Friday, August 27, 2021

This Just In . . . Elizabeth Barrett Browning Apparently a Pretty Good Poet! (8.28.21)

Lately, I've assumed a lot of things about things that I shouldn't have.  No need to go into the details.  I am an experienced assumer.  Sometimes, it's a wonder how I get through a day without injuring myself or worse, I assume so much so often.  That driver is going to respect the crosswalk I'm crossing on foot.  That sort of thing.

Here's an assumption: Elizabeth Barrett Browning is a minor English poet of the 19th Century, a footnote to her more famous and deserving husband.  

She wrote one really famous poem ("How Do I Love Thee") and one famous book (Sonnets from the Portuguese) and that was that.  That footnote part isn't the assumption, though; it's a fact, for that's how she has been treated in anthology after anthology, survey course after survey course.  A one-hit wonder.  It's the "deserving" part that constitutes the shaky assumption.

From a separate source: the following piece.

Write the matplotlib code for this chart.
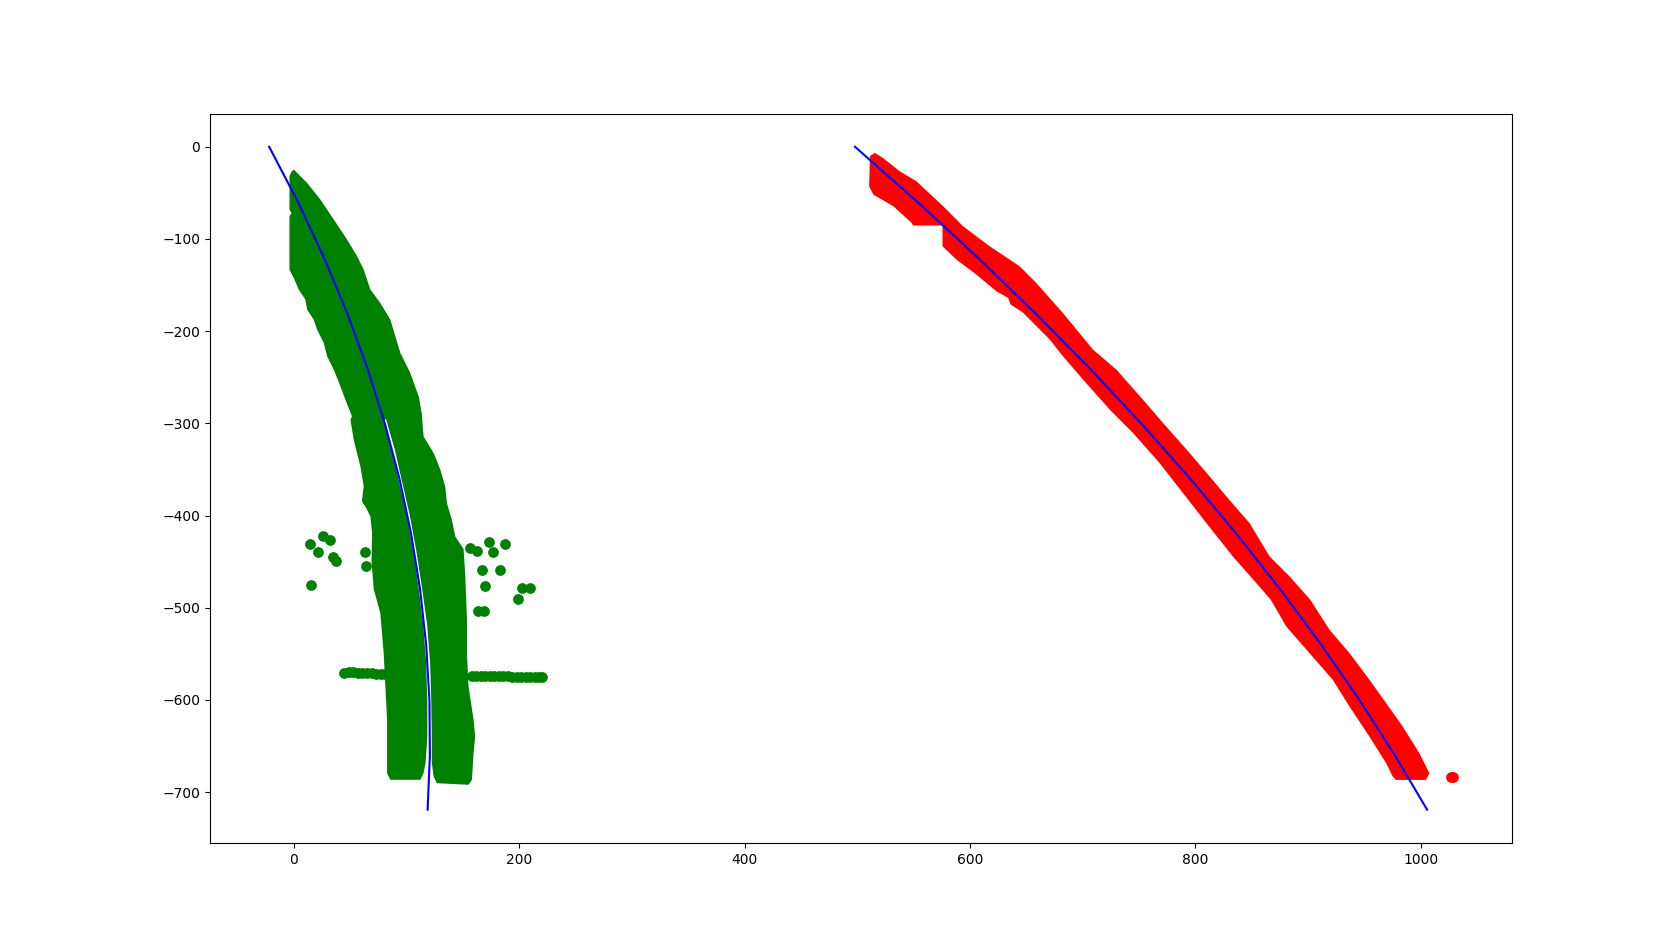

A new biography, Two-Way Mirror, by the scholar and poet Fiona Sampson, reviewed in The New York Times today, wants to undermine that assumption and place Barrett Browning back on the pedestal she occupied in Victorian England at the climax of her career, when Robert Browning was second fiddle.

So, another book to add to my reading list!

The shaky assumption is dead!  Long live the assumption!